EXTRACTED RECORDS:
** START **
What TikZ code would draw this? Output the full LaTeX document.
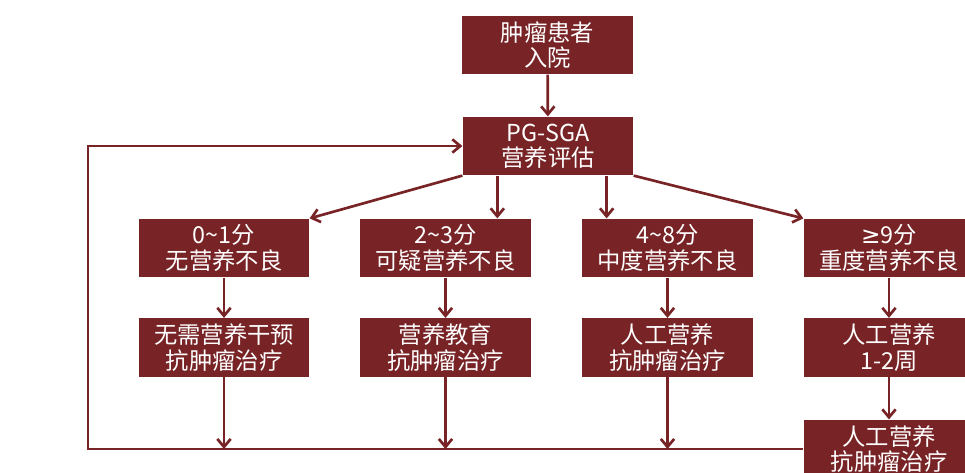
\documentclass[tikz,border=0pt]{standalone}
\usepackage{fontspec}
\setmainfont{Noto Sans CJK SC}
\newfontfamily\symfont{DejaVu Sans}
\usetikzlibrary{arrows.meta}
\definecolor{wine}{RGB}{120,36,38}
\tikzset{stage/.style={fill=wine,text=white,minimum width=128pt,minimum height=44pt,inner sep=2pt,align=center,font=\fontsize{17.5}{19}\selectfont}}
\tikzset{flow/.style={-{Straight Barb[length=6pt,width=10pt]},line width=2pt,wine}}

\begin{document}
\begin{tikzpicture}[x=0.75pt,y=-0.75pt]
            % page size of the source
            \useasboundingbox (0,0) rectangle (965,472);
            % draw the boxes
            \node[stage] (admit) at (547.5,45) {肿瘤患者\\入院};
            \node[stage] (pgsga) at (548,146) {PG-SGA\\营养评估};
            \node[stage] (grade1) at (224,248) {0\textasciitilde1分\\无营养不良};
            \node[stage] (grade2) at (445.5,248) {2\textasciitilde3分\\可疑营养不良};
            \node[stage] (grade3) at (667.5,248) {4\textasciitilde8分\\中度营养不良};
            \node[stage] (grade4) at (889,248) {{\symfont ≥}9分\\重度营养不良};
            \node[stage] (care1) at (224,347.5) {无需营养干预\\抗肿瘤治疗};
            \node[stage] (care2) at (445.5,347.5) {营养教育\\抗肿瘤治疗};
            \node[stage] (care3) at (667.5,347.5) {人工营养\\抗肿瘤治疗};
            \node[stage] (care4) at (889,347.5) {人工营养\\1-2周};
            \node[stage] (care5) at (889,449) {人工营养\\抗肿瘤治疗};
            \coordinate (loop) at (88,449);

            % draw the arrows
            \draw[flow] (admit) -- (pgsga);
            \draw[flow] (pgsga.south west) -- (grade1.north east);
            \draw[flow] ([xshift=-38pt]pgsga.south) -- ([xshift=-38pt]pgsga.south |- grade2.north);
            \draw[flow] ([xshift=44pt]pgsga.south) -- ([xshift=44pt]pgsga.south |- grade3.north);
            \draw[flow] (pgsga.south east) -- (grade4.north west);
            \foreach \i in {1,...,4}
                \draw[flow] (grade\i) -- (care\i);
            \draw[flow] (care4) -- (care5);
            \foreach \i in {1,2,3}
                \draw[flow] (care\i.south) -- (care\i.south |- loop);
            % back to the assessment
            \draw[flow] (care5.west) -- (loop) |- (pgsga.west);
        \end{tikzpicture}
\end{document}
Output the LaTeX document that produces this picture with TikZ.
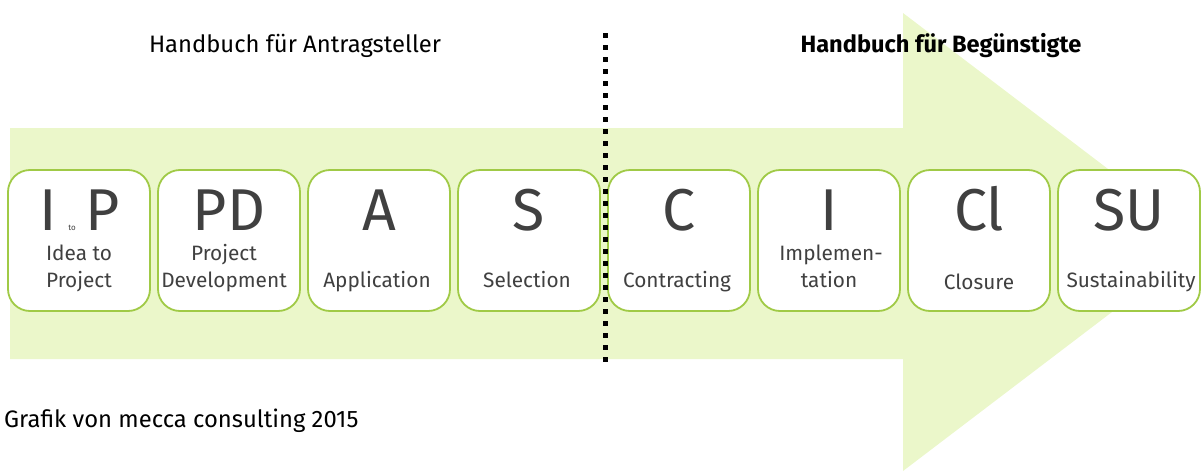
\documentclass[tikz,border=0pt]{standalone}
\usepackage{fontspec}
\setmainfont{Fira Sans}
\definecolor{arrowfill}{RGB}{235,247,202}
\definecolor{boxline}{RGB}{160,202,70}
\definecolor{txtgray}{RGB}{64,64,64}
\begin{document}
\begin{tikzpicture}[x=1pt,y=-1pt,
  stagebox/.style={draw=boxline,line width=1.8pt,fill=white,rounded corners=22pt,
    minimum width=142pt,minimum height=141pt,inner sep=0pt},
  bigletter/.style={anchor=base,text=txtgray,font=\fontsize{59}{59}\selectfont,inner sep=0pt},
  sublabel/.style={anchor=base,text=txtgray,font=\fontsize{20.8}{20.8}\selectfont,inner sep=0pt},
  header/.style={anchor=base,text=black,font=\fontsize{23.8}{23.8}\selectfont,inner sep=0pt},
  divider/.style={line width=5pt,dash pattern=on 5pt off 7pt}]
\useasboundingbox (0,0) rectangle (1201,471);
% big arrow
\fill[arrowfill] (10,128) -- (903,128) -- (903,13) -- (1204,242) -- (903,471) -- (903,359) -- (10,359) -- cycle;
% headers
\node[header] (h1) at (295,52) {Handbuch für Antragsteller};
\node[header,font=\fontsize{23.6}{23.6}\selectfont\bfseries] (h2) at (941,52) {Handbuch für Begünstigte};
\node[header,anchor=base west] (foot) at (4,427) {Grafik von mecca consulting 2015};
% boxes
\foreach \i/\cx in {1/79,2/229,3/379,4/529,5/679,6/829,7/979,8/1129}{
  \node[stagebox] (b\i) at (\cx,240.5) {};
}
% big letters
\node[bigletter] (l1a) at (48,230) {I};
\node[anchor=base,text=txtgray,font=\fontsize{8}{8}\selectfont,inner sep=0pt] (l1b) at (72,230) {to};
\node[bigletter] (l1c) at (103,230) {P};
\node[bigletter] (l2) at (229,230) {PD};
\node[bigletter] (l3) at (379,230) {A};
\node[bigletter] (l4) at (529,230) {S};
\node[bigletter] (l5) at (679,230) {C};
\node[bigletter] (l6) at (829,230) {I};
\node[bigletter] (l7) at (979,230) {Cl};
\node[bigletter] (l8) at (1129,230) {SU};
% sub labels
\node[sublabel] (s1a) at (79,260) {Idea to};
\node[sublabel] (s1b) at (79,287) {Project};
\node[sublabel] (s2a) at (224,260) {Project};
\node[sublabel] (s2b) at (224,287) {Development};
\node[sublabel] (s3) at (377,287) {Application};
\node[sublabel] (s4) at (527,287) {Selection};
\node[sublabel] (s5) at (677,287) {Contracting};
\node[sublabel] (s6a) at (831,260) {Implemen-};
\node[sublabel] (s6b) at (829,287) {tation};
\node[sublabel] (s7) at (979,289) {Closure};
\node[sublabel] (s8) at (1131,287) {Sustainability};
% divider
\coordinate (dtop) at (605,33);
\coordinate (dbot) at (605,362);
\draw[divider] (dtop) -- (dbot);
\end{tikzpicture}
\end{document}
** END **
** START **
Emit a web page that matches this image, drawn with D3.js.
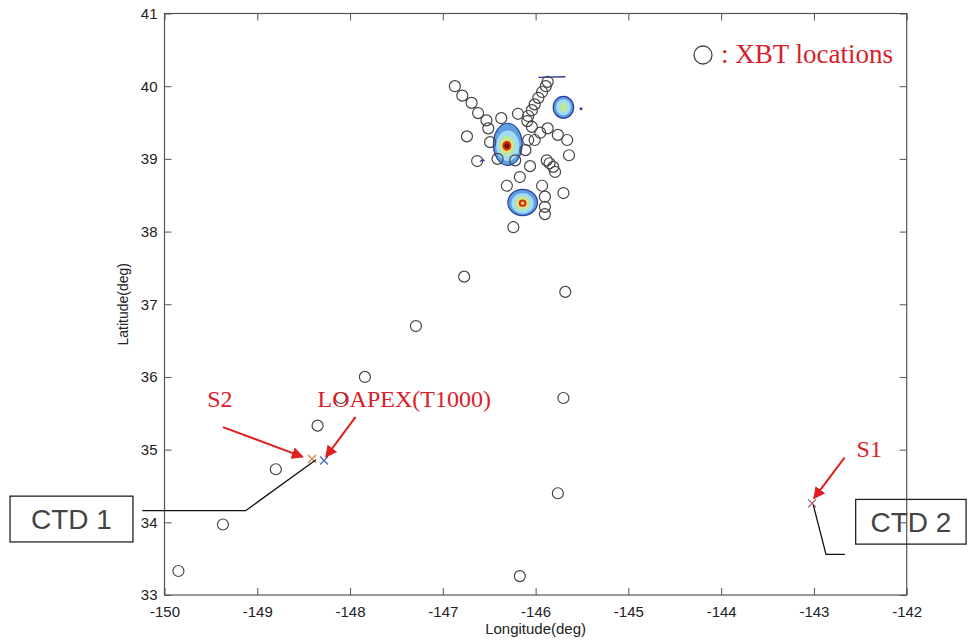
** END **
INSTRUCTIONS TO FOLLOW: Show every line above in which the word "page" occurs.

EXERCISE OUTPUT:
            % page size of the source
Emit a web page that matches this image, drawn with D3.js.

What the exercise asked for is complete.